Starting at the first line of the listing below, retype each line up to and including the one that contains "1639, 1383, 1484, 2098, 1655, 1958, 2051, 2028, 1344, 2012];". Leave pictures out.

- [Stored data]:
+ + + + +

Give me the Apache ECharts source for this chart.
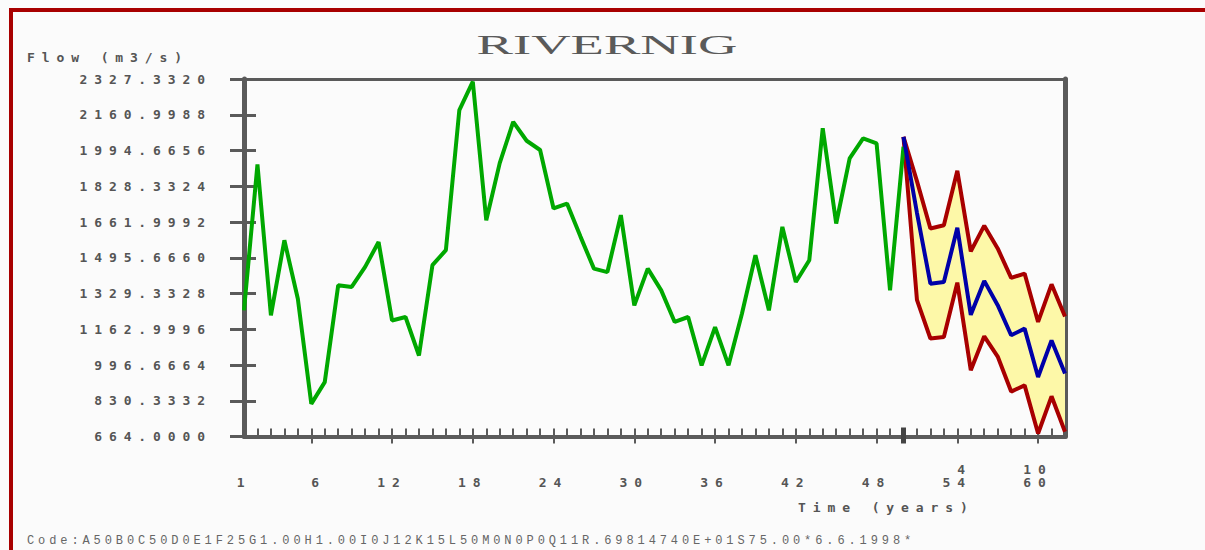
<!DOCTYPE html>
<html lang="en">
<head>
<meta charset="UTF-8">
<title>RIVERNIG</title>
<style>
    html, body { margin: 0; padding: 0; background: #ffffff; }
    #chart { width: 1205px; height: 550px; }
    /* old DOS plot font is very wide: spread the mono texts out */
    #chart text[style*="DejaVu Sans Mono"] { letter-spacing: 6.9px; white-space: pre; }
    #chart text[style*="Liberation Mono"] { letter-spacing: 3.9px; white-space: pre; }
</style>
</head>
<body>
<div id="chart"></div>
<script src="https://cdn.jsdelivr.net/npm/echarts@6/dist/echarts.min.js"></script>
<script>
// observed flow, years 1..50
var histYears = [1, 2, 3, 4, 5, 6, 7, 8, 9, 10, 11, 12, 13, 14, 15, 16, 17, 18, 19, 20,
    21, 22, 23, 24, 25, 26, 27, 28, 29, 30, 31, 32, 33, 34, 35, 36, 37, 38, 39, 40,
    41, 42, 43, 44, 45, 46, 47, 48, 49, 50];
var histFlow = [1251, 1930, 1228, 1577, 1305, 816, 917, 1368, 1360, 1453,
    1569, 1204, 1220, 1041, 1461, 1531, 2183, 2315, 1670, 1936,
    2128, 2040, 1997, 1725, 1748, 1594, 1445, 1429, 1694, 1274,
    1445, 1344, 1197, 1220, 995, 1173, 995, 1236, 1507, 1251,
    1639, 1383, 1484, 2098, 1655, 1958, 2051, 2028, 1344, 2012];

// forecast from year 50 (mean and band)
var fcYears = [50, 51, 52, 53, 54, 55, 56, 57, 58, 59, 60, 61, 62];
var fcMean  = [2058, 1705, 1375, 1383, 1635, 1230, 1388, 1275, 1135, 1166, 941, 1111, 957];
var fcUpper = [2058, 1852, 1632, 1647, 1900, 1525, 1645, 1539, 1402, 1422, 1197, 1372, 1222];
var fcLower = [2058, 1300, 1120, 1127, 1380, 972, 1130, 1036, 873, 902, 678, 851, 686];

// axis ticks
var yTicks = [664, 830.3332, 996.6664, 1162.9996, 1329.3328, 1495.666,
    1661.9992, 1828.3324, 1994.6656, 2160.9988, 2327.332];
var xMinorTicks = [];
for (var i = 1; i <= 62; i++) xMinorTicks.push(i);
var xMajorTicks = [6, 12, 18, 24, 30, 36, 42, 48, 54, 60];
var xLabelYears = [1, 6, 12, 18, 24, 30, 36, 42, 48, 54, 60];
var xLabelText  = ['1', ' 6', '12', '18', '24', '30', '36', '42', '48', '54', '60'];
var xLeadText   = ['', '', '', '', '', '', '', '', '', ' 4', '10'];

var axisGrey = '#5a5a5a';
var monoText = { fontFamily: 'DejaVu Sans Mono', fontWeight: 'bold', fontSize: 13, color: '#555555' };

function pairs(xs, ys) {
    return xs.map(function (x, i) { return [x, ys[i]]; });
}

var chart = echarts.init(document.getElementById('chart'), null, { renderer: 'svg' });

var option = {
    animation: false,
    backgroundColor: '#fbfbfb',
    title: [
        { text: 'Flow (m3/s)', left: 27, top: 51, padding: 0, textStyle: monoText },
        { text: 'Time (years)', left: 798, top: 501, padding: 0, textStyle: monoText },
        {
            text: 'Code:A50B0C50D0E1F25G1.00H1.00I0J12K15L50M0N0P0Q11R.69814740E+01S75.00*6.6.1998*',
            left: 27, top: 535, padding: 0,
            textStyle: { fontFamily: 'Liberation Mono', fontWeight: 'normal', fontSize: 12, color: '#666666' }
        }
    ],
    graphic: [
        {
            type: 'rect', silent: true,
            shape: { x: 11, y: 10, width: 1400, height: 800 },
            style: { fill: 'none', stroke: '#a80000', lineWidth: 4 }
        },
        {
            type: 'text', silent: true, x: 607, y: 44, scaleX: 1.95,
            style: {
                text: 'RIVERNIG', font: '28px "Liberation Serif"', fill: '#5a5a5a',
                textAlign: 'center', textVerticalAlign: 'middle'
            }
        }
    ],
    grid: { left: 244, right: 140, top: 79, bottom: 113.5 },
    xAxis: [
        {   // main axis: line, minor ticks up, labels
            type: 'value', min: 1, max: 62, position: 'bottom',
            axisLine: { show: true, lineStyle: { color: axisGrey, width: 4 } },
            axisTick: { show: true, inside: true, length: 8, lineStyle: { color: axisGrey, width: 2 },
                customValues: xMinorTicks },
            axisLabel: {
                customValues: xLabelYears, margin: 26, lineHeight: 13,
                fontFamily: monoText.fontFamily, fontWeight: 'bold', fontSize: 13, color: '#555555',
                formatter: function (v) {
                    var k = xLabelYears.indexOf(Math.round(v));
                    return xLeadText[k] + '\n' + xLabelText[k];
                }
            },
            splitLine: { show: false }
        },
        {   // major ticks down
            type: 'value', min: 1, max: 62, position: 'bottom',
            axisLine: { show: false },
            axisTick: { show: true, inside: false, length: 7, lineStyle: { color: axisGrey, width: 2 },
                customValues: xMajorTicks },
            axisLabel: { show: false },
            splitLine: { show: false }
        },
        {   // thick marker at start of forecast
            type: 'value', min: 1, max: 62, position: 'bottom', offset: -9,
            axisLine: { show: false },
            axisTick: { show: true, inside: false, length: 16, lineStyle: { color: '#444444', width: 5 },
                customValues: [50] },
            axisLabel: { show: false },
            splitLine: { show: false }
        },
        {   // top frame
            type: 'value', min: 1, max: 62, position: 'top',
            axisLine: { show: true, lineStyle: { color: axisGrey, width: 3 } },
            axisTick: { show: false }, axisLabel: { show: false }, splitLine: { show: false }
        }
    ],
    yAxis: [
        {
            type: 'value', min: 664, max: 2327.332, position: 'left',
            axisLine: { show: true, lineStyle: { color: axisGrey, width: 5 } },
            axisTick: { show: false },
            axisLabel: {
                customValues: yTicks, margin: 32,
                fontFamily: monoText.fontFamily, fontWeight: 'bold', fontSize: 13, color: '#555555',
                formatter: function (v) { return v.toFixed(4); }
            },
            splitLine: { show: false }
        },
        {   // ticks crossing the axis
            type: 'value', min: 664, max: 2327.332, position: 'left', offset: -12,
            axisLine: { show: false },
            axisTick: { show: true, inside: false, length: 26, lineStyle: { color: axisGrey, width: 3 },
                customValues: yTicks },
            axisLabel: { show: false },
            splitLine: { show: false }
        },
        {   // right frame
            type: 'value', min: 664, max: 2327.332, position: 'right',
            axisLine: { show: true, lineStyle: { color: axisGrey, width: 5 } },
            axisTick: { show: false }, axisLabel: { show: false }, splitLine: { show: false }
        }
    ],
    series: [
        {
            name: 'Observed', type: 'line', data: pairs(histYears, histFlow),
            symbol: 'none', z: 4,
            lineStyle: { color: '#00a800', width: 4 }
        },
        {
            // yellow confidence band between the lower and upper forecast
            name: 'Band', type: 'custom', coordinateSystem: 'cartesian2d', silent: true, z: 1,
            data: fcYears.map(function (x, i) { return [x, fcLower[i], fcUpper[i]]; }),
            encode: { x: 0, y: [1, 2] },
            renderItem: function (params, api) {
                if (params.dataIndex !== 0) return null;
                var pts = [];
                for (var k = 0; k < fcYears.length; k++) pts.push(api.coord([fcYears[k], fcUpper[k]]));
                for (var k = fcYears.length - 1; k >= 0; k--) pts.push(api.coord([fcYears[k], fcLower[k]]));
                return {
                    type: 'polygon', shape: { points: pts },
                    style: { fill: '#fdf8a8', stroke: null }
                };
            }
        },
        {
            name: 'Lower', type: 'line', data: pairs(fcYears, fcLower),
            symbol: 'none', z: 3,
            lineStyle: { color: '#a80000', width: 4 }
        },
        {
            name: 'Upper', type: 'line', data: pairs(fcYears, fcUpper),
            symbol: 'none', z: 3,
            lineStyle: { color: '#a80000', width: 4 }
        },
        {
            name: 'Mean', type: 'line', data: pairs(fcYears, fcMean),
            symbol: 'none', z: 5,
            lineStyle: { color: '#0000a8', width: 4 }
        }
    ]
};

chart.setOption(option);
</script>
</body>
</html>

+ + + + +

- [Answer to the problem]:
Give me the Apache ECharts source for this chart.
<!DOCTYPE html>
<html lang="en">
<head>
<meta charset="UTF-8">
<title>RIVERNIG</title>
<style>
    html, body { margin: 0; padding: 0; background: #ffffff; }
    #chart { width: 1205px; height: 550px; }
    /* old DOS plot font is very wide: spread the mono texts out */
    #chart text[style*="DejaVu Sans Mono"] { letter-spacing: 6.9px; white-space: pre; }
    #chart text[style*="Liberation Mono"] { letter-spacing: 3.9px; white-space: pre; }
</style>
</head>
<body>
<div id="chart"></div>
<script src="https://cdn.jsdelivr.net/npm/echarts@6/dist/echarts.min.js"></script>
<script>
// observed flow, years 1..50
var histYears = [1, 2, 3, 4, 5, 6, 7, 8, 9, 10, 11, 12, 13, 14, 15, 16, 17, 18, 19, 20,
    21, 22, 23, 24, 25, 26, 27, 28, 29, 30, 31, 32, 33, 34, 35, 36, 37, 38, 39, 40,
    41, 42, 43, 44, 45, 46, 47, 48, 49, 50];
var histFlow = [1251, 1930, 1228, 1577, 1305, 816, 917, 1368, 1360, 1453,
    1569, 1204, 1220, 1041, 1461, 1531, 2183, 2315, 1670, 1936,
    2128, 2040, 1997, 1725, 1748, 1594, 1445, 1429, 1694, 1274,
    1445, 1344, 1197, 1220, 995, 1173, 995, 1236, 1507, 1251,
    1639, 1383, 1484, 2098, 1655, 1958, 2051, 2028, 1344, 2012];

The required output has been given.